[BEGIN EXTRACTED MATERIAL]
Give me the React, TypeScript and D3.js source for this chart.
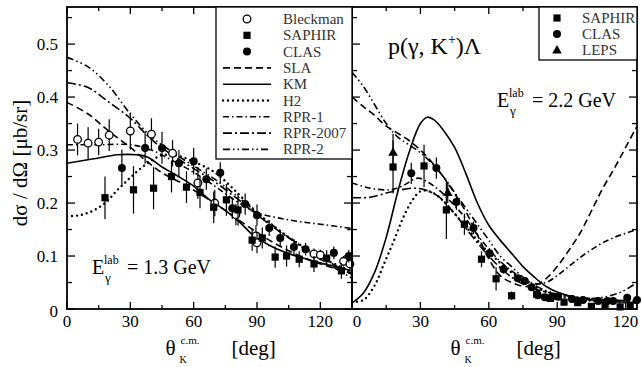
[END EXTRACTED MATERIAL]
[BEGIN EXTRACTED MATERIAL]
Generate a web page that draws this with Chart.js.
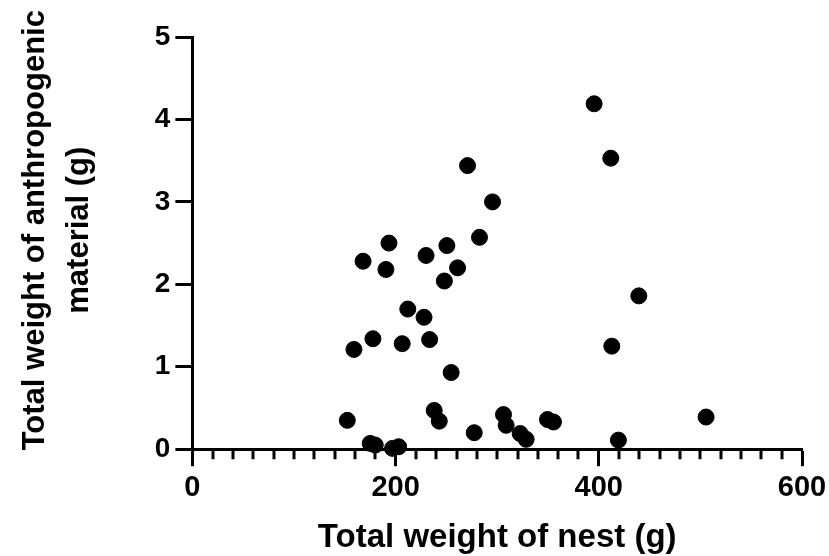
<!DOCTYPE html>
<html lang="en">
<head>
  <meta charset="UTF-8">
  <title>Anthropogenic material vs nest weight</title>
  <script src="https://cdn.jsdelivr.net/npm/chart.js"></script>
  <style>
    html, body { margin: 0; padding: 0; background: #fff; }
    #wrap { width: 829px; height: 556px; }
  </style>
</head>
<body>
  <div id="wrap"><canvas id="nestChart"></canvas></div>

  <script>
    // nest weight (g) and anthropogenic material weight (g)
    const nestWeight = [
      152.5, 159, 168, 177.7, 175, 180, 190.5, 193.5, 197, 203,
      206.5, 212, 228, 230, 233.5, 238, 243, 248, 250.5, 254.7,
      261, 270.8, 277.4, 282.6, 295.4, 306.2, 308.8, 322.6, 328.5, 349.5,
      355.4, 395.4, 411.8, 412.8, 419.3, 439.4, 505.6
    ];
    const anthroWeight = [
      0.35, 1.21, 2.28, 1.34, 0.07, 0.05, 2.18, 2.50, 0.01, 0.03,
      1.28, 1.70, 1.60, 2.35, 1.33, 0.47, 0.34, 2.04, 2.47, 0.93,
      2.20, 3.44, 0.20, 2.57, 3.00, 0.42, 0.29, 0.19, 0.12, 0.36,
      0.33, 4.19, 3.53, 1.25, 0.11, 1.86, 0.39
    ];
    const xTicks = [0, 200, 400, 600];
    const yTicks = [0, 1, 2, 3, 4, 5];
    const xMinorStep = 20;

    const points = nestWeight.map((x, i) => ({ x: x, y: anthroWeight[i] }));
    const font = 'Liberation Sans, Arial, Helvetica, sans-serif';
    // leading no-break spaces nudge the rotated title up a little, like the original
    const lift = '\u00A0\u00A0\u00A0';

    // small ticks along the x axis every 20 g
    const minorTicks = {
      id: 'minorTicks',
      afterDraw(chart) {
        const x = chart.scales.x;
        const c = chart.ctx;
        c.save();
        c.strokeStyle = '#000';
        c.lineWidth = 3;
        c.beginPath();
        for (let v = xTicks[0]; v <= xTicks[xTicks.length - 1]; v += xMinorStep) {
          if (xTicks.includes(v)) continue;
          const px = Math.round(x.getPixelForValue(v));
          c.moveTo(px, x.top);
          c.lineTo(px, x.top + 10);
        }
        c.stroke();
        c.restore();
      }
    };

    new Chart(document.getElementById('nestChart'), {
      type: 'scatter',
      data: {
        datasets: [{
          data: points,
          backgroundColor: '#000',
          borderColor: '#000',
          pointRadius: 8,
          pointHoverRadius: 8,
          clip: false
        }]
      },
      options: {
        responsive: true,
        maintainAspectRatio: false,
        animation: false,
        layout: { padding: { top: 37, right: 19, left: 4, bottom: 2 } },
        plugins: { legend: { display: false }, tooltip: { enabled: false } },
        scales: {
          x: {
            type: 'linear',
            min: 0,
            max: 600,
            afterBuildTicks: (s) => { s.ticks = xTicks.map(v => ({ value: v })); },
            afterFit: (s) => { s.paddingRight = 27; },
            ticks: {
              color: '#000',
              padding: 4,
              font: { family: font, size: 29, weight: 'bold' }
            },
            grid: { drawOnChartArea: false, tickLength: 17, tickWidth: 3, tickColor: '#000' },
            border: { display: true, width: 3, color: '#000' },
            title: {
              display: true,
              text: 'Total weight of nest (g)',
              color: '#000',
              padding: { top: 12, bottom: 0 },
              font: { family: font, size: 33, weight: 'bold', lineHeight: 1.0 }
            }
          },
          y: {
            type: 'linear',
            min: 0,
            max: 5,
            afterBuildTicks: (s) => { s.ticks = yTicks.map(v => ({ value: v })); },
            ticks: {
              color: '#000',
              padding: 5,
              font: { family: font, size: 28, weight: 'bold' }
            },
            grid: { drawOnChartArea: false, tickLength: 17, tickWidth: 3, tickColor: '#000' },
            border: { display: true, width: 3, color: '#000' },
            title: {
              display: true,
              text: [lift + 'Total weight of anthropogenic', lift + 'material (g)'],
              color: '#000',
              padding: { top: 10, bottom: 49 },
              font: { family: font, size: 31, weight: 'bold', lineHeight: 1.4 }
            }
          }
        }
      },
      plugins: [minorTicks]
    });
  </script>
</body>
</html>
[END EXTRACTED MATERIAL]
WRITTEN INSTRUCTION: Copy every line above that includes the string "this".

EXERCISE RESULT:
Give me the React, TypeScript and D3.js source for this chart.
Generate a web page that draws this with Chart.js.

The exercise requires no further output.